Journal of Frontiers of Computer Science and Technology ›› 2014, Vol. 8 ›› Issue (12): 1409-1421.DOI: 10.3778/j.issn.1673-9418.1406004

Previous Articles     Next Articles

Parallel Subject Indexing Algorithm in YARN Platform

LI Ruixuan+, LIAO Dongjie, GU Xiwu, WEN Kunmei, ZHAO Shuoyi, DONG Xinhua   

  1. School of Computer Science and Technology, Huazhong University of Science and Technology, Wuhan 430074, China
  • Online:2014-12-01 Published:2014-12-08

YARN平台上的并行主题标引算法

李瑞轩+,廖东杰,辜希武,文坤梅,赵铄乂,董新华   

  1. 华中科技大学 计算机科学与技术学院,武汉 430074

Abstract: Subject indexing is a very important component in personalized intelligent search system. However, the huge amount of data resource makes it a great challenge in processing performance. Nowadays, the subject indexing over MapReduce computing framework has been widely used, which has shortcomings, such as time-consuming of starting the tasks and too many disk IOs. This paper adopts YARN (yet another resource negotiator) as the underlying platform, and chooses more appropriate calculation frameworks to improve the performance. For the feature of subject indexing algorithm, which is multistage, the directed acyclic graph (DAG) model is selected to avoid unnecessary operations of job split, which reduces the disk IOs of intermediate results. In addition, considering the sorting strategy is time-consuming, this paper adopts Hash-based data gathering strategy to improve computing performance. However, the new policy will bring the problem of random read. This paper designs an optimization strategy, which takes advantage of the feature of high-speed random read of solid state disk (SSD), to further improve the computational efficiency. Through the experimental results, choosing targeted computing framework based on YARN and optimizing it, can effectively improve computing performance.

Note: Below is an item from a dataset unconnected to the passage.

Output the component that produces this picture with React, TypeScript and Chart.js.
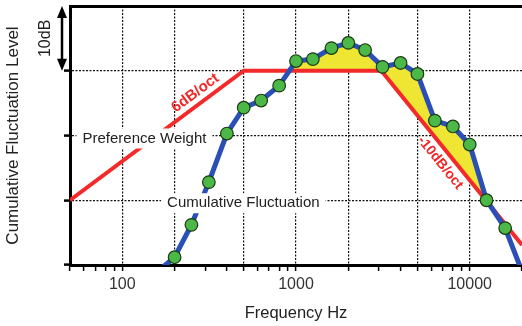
import React, { useEffect, useRef } from 'react';
import { Chart, registerables } from 'chart.js';

Chart.register(...registerables);

// ---- data ----
const fluctFreq = [160, 200, 250, 315, 400, 500, 630, 800, 1000, 1250, 1600, 2000, 2500, 3150, 4000, 5000, 6300, 8000, 10000, 12500, 16000, 20000];
const fluctLevel = [-1, 1.2, 6.2, 12.8, 20.3, 24.3, 25.4, 27.7, 31.5, 31.8, 33.5, 34.3, 33.2, 30.6, 31.2, 29.5, 22.3, 21.4, 18.6, 10.0, 5.7, -1];
const weightFreq = [50, 500, 3100, 20000];
const weightLevel = [10, 30, 30, 3.1];
const xTickValues = [50, 60, 70, 80, 90, 100, 200, 300, 400, 500, 600, 700, 800, 900, 1000, 2000, 3000, 4000, 5000, 6000, 7000, 8000, 9000, 10000, 20000];
const xLabelValues = [100, 1000, 10000];
const xGridValues = [100, 200, 500, 1000, 2000, 5000, 10000];
const yTickValues = [0, 10, 20, 30, 40];
const yGridValues = [10, 20, 30];

const FONT = '"Liberation Sans", Arial, Helvetica, sans-serif';
const TRANSPARENT = 'rgba(0,0,0,0)';

const annotations = {
  id: 'annotations',
  afterDatasetsDraw(chart: any) {
    const { ctx, scales } = chart;
    const x = scales.x;
    const y = scales.y;
    ctx.save();

    // labels with white background on gridlines
    const boxLabel = (text: string, fLeft: number, level: number) => {
      ctx.font = `15px ${FONT}`;
      const px = x.getPixelForValue(fLeft);
      const py = y.getPixelForValue(level) + 3;
      const w = ctx.measureText(text).width;
      ctx.fillStyle = '#fff';
      ctx.fillRect(px - 6, py - 10, w + 12, 20);
      ctx.fillStyle = '#222';
      ctx.textAlign = 'left';
      ctx.textBaseline = 'middle';
      ctx.fillText(text, px, py);
    };
    boxLabel('Preference Weight', 59, 20);
    boxLabel('Cumulative Fluctuation', 181, 10);

    // slope labels along the red line
    const pts = chart.getDatasetMeta(1).data;
    const along = (text: string, a: any, b: any, t: number, offset: number, size: number) => {
      const dx = b.x - a.x;
      const dy = b.y - a.y;
      const len = Math.hypot(dx, dy);
      const ux = dx / len;
      const uy = dy / len;
      const nx = uy;
      const ny = -ux;
      const cx = a.x + dx * t + nx * offset;
      const cy = a.y + dy * t + ny * offset;
      ctx.save();
      ctx.translate(cx, cy);
      ctx.rotate(Math.atan2(dy, dx));
      ctx.font = `bold ${size}px ${FONT}`;
      ctx.fillStyle = '#f02828';
      ctx.textAlign = 'center';
      ctx.textBaseline = 'middle';
      ctx.fillText(text, 0, 0);
      ctx.restore();
    };
    along('6dB/oct', pts[0], pts[1], 0.76, 11, 15);
    along('-10dB/oct', pts[2], pts[3], 0.485, -12, 14);

    // 10 dB arrow
    const ax = 62;
    const yTop = y.getPixelForValue(40);
    const yBot = y.getPixelForValue(30);
    ctx.strokeStyle = '#000';
    ctx.fillStyle = '#000';
    ctx.lineWidth = 2.5;
    ctx.beginPath();
    ctx.moveTo(ax, yTop + 8);
    ctx.lineTo(ax, yBot - 8);
    ctx.stroke();
    ctx.beginPath();
    ctx.moveTo(ax, yTop);
    ctx.lineTo(ax - 5, yTop + 12);
    ctx.lineTo(ax + 5, yTop + 12);
    ctx.closePath();
    ctx.fill();
    ctx.beginPath();
    ctx.moveTo(ax, yBot);
    ctx.lineTo(ax - 5, yBot - 12);
    ctx.lineTo(ax + 5, yBot - 12);
    ctx.closePath();
    ctx.fill();

    ctx.save();
    ctx.translate(46, (yTop + yBot) / 2);
    ctx.rotate(-Math.PI / 2);
    ctx.font = `16px ${FONT}`;
    ctx.fillStyle = '#222';
    ctx.textAlign = 'center';
    ctx.textBaseline = 'middle';
    ctx.fillText('10dB', 0, 0);
    ctx.restore();

    ctx.restore();
  },
};

export default function App() {
  const ref = useRef<HTMLCanvasElement | null>(null);

  useEffect(() => {
    if (!ref.current) return;
    const chart = new Chart(ref.current, {
      type: 'line',
      data: {
        datasets: [
          {
            label: 'Cumulative Fluctuation',
            data: fluctFreq.map((f, i) => ({ x: f, y: fluctLevel[i] })),
            borderColor: '#2a4fb6',
            borderWidth: 5,
            tension: 0,
            clip: 0,
            pointRadius: (c: any) => (c.dataIndex === 0 || c.dataIndex === fluctFreq.length - 1 ? 0 : 6.3),
            pointBackgroundColor: '#4cb848',
            pointBorderColor: '#1b3a12',
            pointBorderWidth: 1.2,
            fill: { target: 1, above: '#efe633', below: TRANSPARENT },
          },
          {
            label: 'Preference Weight',
            data: weightFreq.map((f, i) => ({ x: f, y: weightLevel[i] })),
            borderColor: '#f42a2a',
            borderWidth: 4,
            tension: 0,
            clip: 0,
            pointRadius: 0,
            fill: false,
          },
        ],
      },
      options: {
        responsive: false,
        devicePixelRatio: 1,
        animation: false,
        layout: { padding: { top: 6, left: 0, right: 0, bottom: 0 } },
        plugins: {
          legend: { display: false },
          tooltip: { enabled: false },
          filler: { drawTime: 'beforeDatasetsDraw' },
        },
        scales: {
          x: {
            type: 'logarithmic',
            position: 'bottom',
            min: 50,
            max: 20000,
            afterBuildTicks: (s: any) => {
              s.ticks = xTickValues.map((v) => ({ value: v }));
            },
            afterFit: (s: any) => {
              s.height = 61;
            },
            ticks: {
              autoSkip: false,
              maxRotation: 0,
              minRotation: 0,
              padding: 4,
              color: '#333',
              font: { family: FONT, size: 16 },
              callback: (v: any) => (xLabelValues.includes(Number(v)) ? String(v) : ''),
            },
            grid: {
              color: (c: any) => (c.tick && xGridValues.includes(c.tick.value) ? '#111' : TRANSPARENT),
              lineWidth: 1.2,
              tickColor: '#000',
              tickLength: 6,
              tickWidth: 1.5,
            },
            border: { display: true, color: '#000', width: 3, dash: [2, 1.5] },
            title: {
              display: true,
              text: 'Frequency Hz',
              color: '#222',
              font: { family: FONT, size: 16.5 },
              padding: { top: 0, bottom: 3 },
            },
          },
          x2: {
            type: 'logarithmic',
            position: 'top',
            min: 50,
            max: 20000,
            afterFit: (s: any) => {
              s.height = 0;
            },
            ticks: { display: false },
            grid: { display: false, drawTicks: false },
            border: { display: true, color: '#000', width: 3 },
          },
          y: {
            type: 'linear',
            min: 0,
            max: 40,
            afterBuildTicks: (s: any) => {
              s.ticks = yTickValues.map((v) => ({ value: v }));
            },
            afterFit: (s: any) => {
              s.width = 70;
            },
            ticks: { display: false },
            grid: {
              color: (c: any) => (c.tick && yGridValues.includes(c.tick.value) ? '#111' : TRANSPARENT),
              lineWidth: 1.2,
              tickColor: (c: any) => (c.tick && c.tick.value === 40 ? TRANSPARENT : '#000'),
              tickLength: 6,
              tickWidth: 2.5,
            },
            border: { display: true, color: '#000', width: 3, dash: [2, 1.5] },
            title: {
              display: true,
              text: 'Cumulative Fluctuation Level',
              color: '#222',
              font: { family: FONT, size: 17 },
              padding: { top: 3, bottom: 0 },
            },
          },
        },
      } as any,
      plugins: [annotations],
    });
    return () => chart.destroy();
  }, []);

  return (
    <div
      style={{
        position: 'fixed',
        left: 0,
        top: 0,
        width: 522,
        height: 326,
        overflow: 'hidden',
        background: '#fff',
      }}
    >
      <canvas ref={ref} width={526} height={326} style={{ display: 'block', width: 526, height: 326 }} />
    </div>
  );
}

Key words: subject indexing, YARN platform, directed acyclic graph (DAG) computation, solid state disk

摘要: 文档主题标引是当前个性化智能检索的重要前提,但面对大规模海量数据资源时,主题标引也成为性能瓶颈。当前在MapReduce框架上设计实现的主题标引算法,通常存在启动任务耗时长,中间数据过多地进行磁盘IO等缺陷。为了解决此类问题,采用YARN(yet another resource negotiator)作为底层分布式资源管理平台,选择更加合适的计算框架来改善计算性能。针对文档主题标引算法计算步骤多、阶段性强的特点,选择有向无环图(directed acyclic graph, DAG)计算模型进行算法实现,避免不必要的作业拆分,从而减少中间结果的磁盘IO。另外,考虑到MapReduce的排序策略耗时较多,而有些计算无需对结果排序,故可以改用基于Hash的数据归约策略来提高计算性能,但这又会带来随机读的问题。利用固态硬盘高速随机读的特性,设计相应的优化计算策略来解决随机读的问题。通过实验对比发现,以YARN为底层管理平台,在此基础上选择合适的计算框架并加以优化,可以有效改善分布式计算的性能。

关键词: 主题标引, YARN平台, 有向无环图计算框架, 固态硬盘